Greek parliament votes to speed up $1mn Athens mosque construction
Greek lawmakers have given the go-ahead for the first official mosque to be built in Athens in over 180 years. The state-funded project has faced opposition from right-wing party Independent Greeks and the ultranationalist Golden Dawn.
The vote was passed by a landslide, with 206 members of the Greek parliament voting to accelerate the construction on the mosque and 24 objecting out of the 230 MPs present.
The far-right Golden Dawn and right-wing Independent Greeks (ANEL) were the only political parties to vote against the construction of the mosque, according to the AMNA news agency.
More than 200,000 Muslims are believed to be living in Athens, but they have had to make do with informal mosques around the capital, which have often been targeted by far-right groups.
“The existence of makeshift mosques is a shame for the country as well as for the Muslim community and a danger to national security,” Greek Education Minister Nikos Filis said, as cited by Greek Reporter news website.

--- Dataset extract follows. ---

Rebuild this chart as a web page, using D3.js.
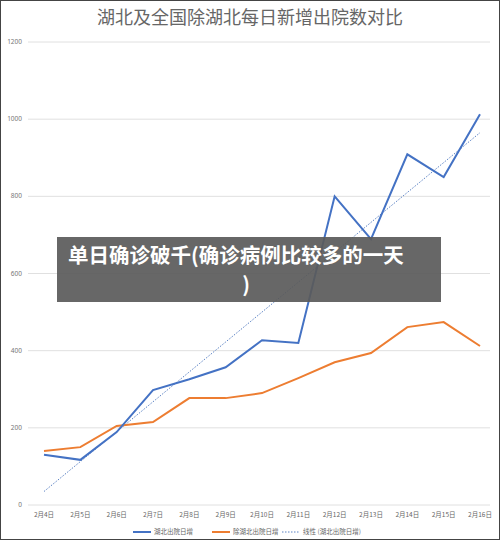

The Greek government has been promising to build a mosque in Athens using public money since 2006. However, the project, which will cost €950,000 ($1 million), has been hit by numerous delays including legal challenges. The Orthodox Church, which plays a powerful institutional and cultural role in Greece, has also opposed its construction.
Education Minister Filis added that building an official mosque could help stop the radicalization of local Muslims. Around 50,000 mainly Muslim refugees are believed to be in Greece as a result of the migrant crisis that has swept Europe, which was triggered by wars in the Middle East.
“If we wish to avoid the problems facing France and Belgium, we should not make the mistakes that they are now trying to deal with,” he said.
The mosque will be built in the west of the capital in the Votanikos area of the city, on an piece of land that used to belong to the Hellenic Navy. Rights groups such as Amnesty International had previously criticized Athens for being one of the few European capital cities that did not have an official mosque for its Muslims to pray at.
An official mosque has not been built in Greece since it won independence from the Ottoman Empire in 1832.